■ EXERCISE DETAILS
Please, without the pictures, retype exactly the lines from the start of the material through the line that holds "plt.rcParams['axes.unicode_minus'] = False".

⟨

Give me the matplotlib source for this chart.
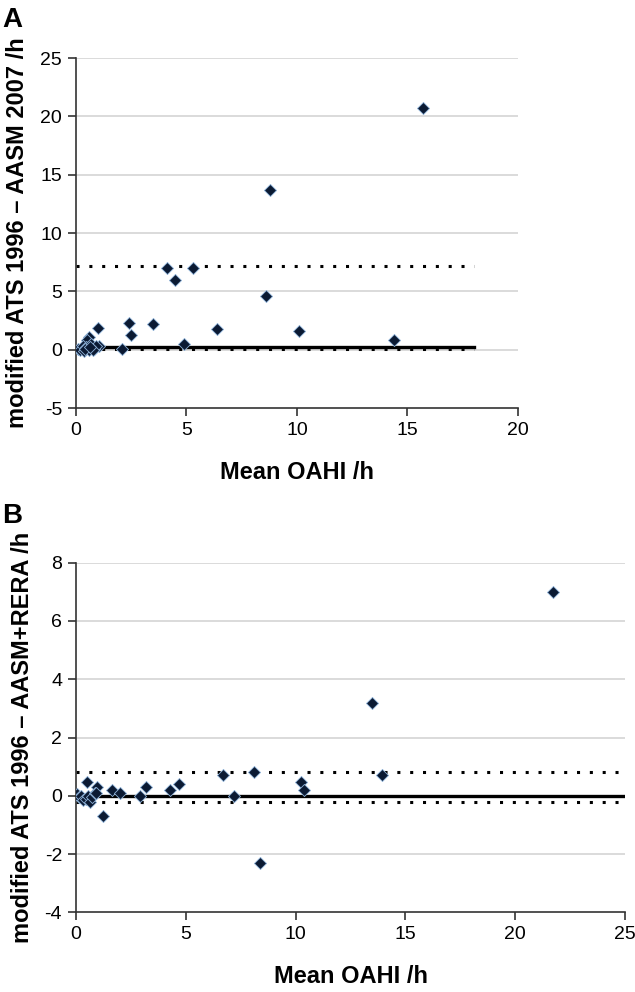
import numpy as np
import matplotlib
matplotlib.use("Agg")
import matplotlib.pyplot as plt

plt.rcParams['font.family'] = ['Liberation Sans Narrow', 'Liberation Sans', 'DejaVu Sans']
plt.rcParams['axes.unicode_minus'] = False

# Panel A: modified ATS 1996 - AASM 2007
a_x = [15.7, 8.8, 4.1, 5.3, 4.5, 8.6, 3.5, 2.4, 2.5, 6.4, 10.1, 14.4, 4.9, 1.0, 2.1,
       0.6, 0.5, 1.05, 0.1, 0.2, 0.3, 0.35, 0.45, 0.6, 0.7, 0.8, 0.9, 0.75, 0.4, 0.65]
a_y = [20.7, 13.7, 7.0, 7.0, 6.0, 4.6, 2.2, 2.3, 1.3, 1.8, 1.6, 0.8, 0.45, 1.9, 0.1,
       1.1, 0.8, 0.3, 0.1, 0.0, 0.3, -0.1, 0.2, 0.0, 0.5, 0.1, 0.3, -0.05, 0.1, 0.2]
a_mean = 0.25
a_upper = 7.15
a_lower = 0.05
a_line_end = 18

# Panel B: modified ATS 1996 - AASM+RERA
b_x = [21.7, 13.5, 13.95, 8.4, 8.1, 6.7, 7.2, 10.25, 10.4, 4.3, 4.7, 2.9, 3.2, 1.65, 2.0,
       1.22, 0.5, 0.94, 0.05, 0.15, 0.25, 0.3, 0.45, 0.55, 0.65, 0.75, 0.85, 0.9]
b_y = [7.0, 3.2, 0.7, -2.3, 0.8, 0.7, 0.0, 0.48, 0.2, 0.2, 0.4, 0.0, 0.3, 0.2, 0.08,
       -0.7, 0.48, 0.31, 0.05, -0.05, 0.0, -0.15, -0.1, 0.0, -0.2, -0.05, 0.1, 0.08]
b_mean = 0.0
b_upper = 0.8
b_lower = -0.2
b_line_end = 25

fig = plt.figure(figsize=(6.35, 9.92), dpi=100)

def draw_panel(ax, x, y, mean, upper, lower, line_end, xlim, ylim, yticks, ylabel):
    for t in yticks[1:]:
        ax.axhline(t, color='#d4d4d4', lw=1.2, zorder=0)
    ax.plot([0, line_end], [mean, mean], color='black', lw=2.4, zorder=2)
    ax.plot([0, line_end], [upper, upper], color='black', lw=2.2, ls=(0, (1, 3.2)), zorder=2)
    ax.plot([0, line_end], [lower, lower], color='black', lw=2.2, ls=(0, (1, 3.2)), zorder=2)
    ax.scatter(x, y, marker='D', s=38, color='#0b1a33', edgecolors='#8fb3d9',
               linewidths=0.6, zorder=3)
    ax.set_xlim(xlim)
    ax.set_ylim(ylim)
    ax.set_yticks(yticks)
    ax.set_xticks(np.arange(xlim[0], xlim[1] + 1, 5))
    ax.spines['top'].set_visible(False)
    ax.spines['right'].set_visible(False)
    for s in ['left', 'bottom']:
        ax.spines[s].set_color('#333333')
        ax.spines[s].set_linewidth(1.2)
    ax.tick_params(direction='out', length=6, width=1.2, color='#333333',
                   labelsize=14, pad=4)
    ax.set_xlabel('Mean OAHI /h', fontsize=17, fontweight='bold', labelpad=16)
    ax.set_ylabel(ylabel, fontsize=17, fontweight='bold', labelpad=8)

ax1 = fig.add_axes([0.1197, 0.5887, 0.696, 0.3528])
draw_panel(ax1, a_x, a_y, a_mean, a_upper, a_lower, a_line_end,
           (0, 20), (-5, 25), list(range(-5, 26, 5)),
           'modified ATS 1996 \u2013 AASM 2007 /h')

ax2 = fig.add_axes([0.1197, 0.0803, 0.8646, 0.3525])
draw_panel(ax2, b_x, b_y, b_mean, b_upper, b_lower, b_line_end,
           (0, 25), (-4, 8), list(range(-4, 9, 2)),
           'modified ATS 1996 \u2013 AASM+RERA /h')

fig.text(0.003, 0.993, 'A', fontsize=20, fontweight='bold', va='top', ha='left')
fig.text(0.003, 0.493, 'B', fontsize=20, fontweight='bold', va='top', ha='left')

fig.savefig('out.png', dpi=100)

⟩

■ EXERCISE OUTPUT
Give me the matplotlib source for this chart.
import numpy as np
import matplotlib
matplotlib.use("Agg")
import matplotlib.pyplot as plt

plt.rcParams['font.family'] = ['Liberation Sans Narrow', 'Liberation Sans', 'DejaVu Sans']
plt.rcParams['axes.unicode_minus'] = False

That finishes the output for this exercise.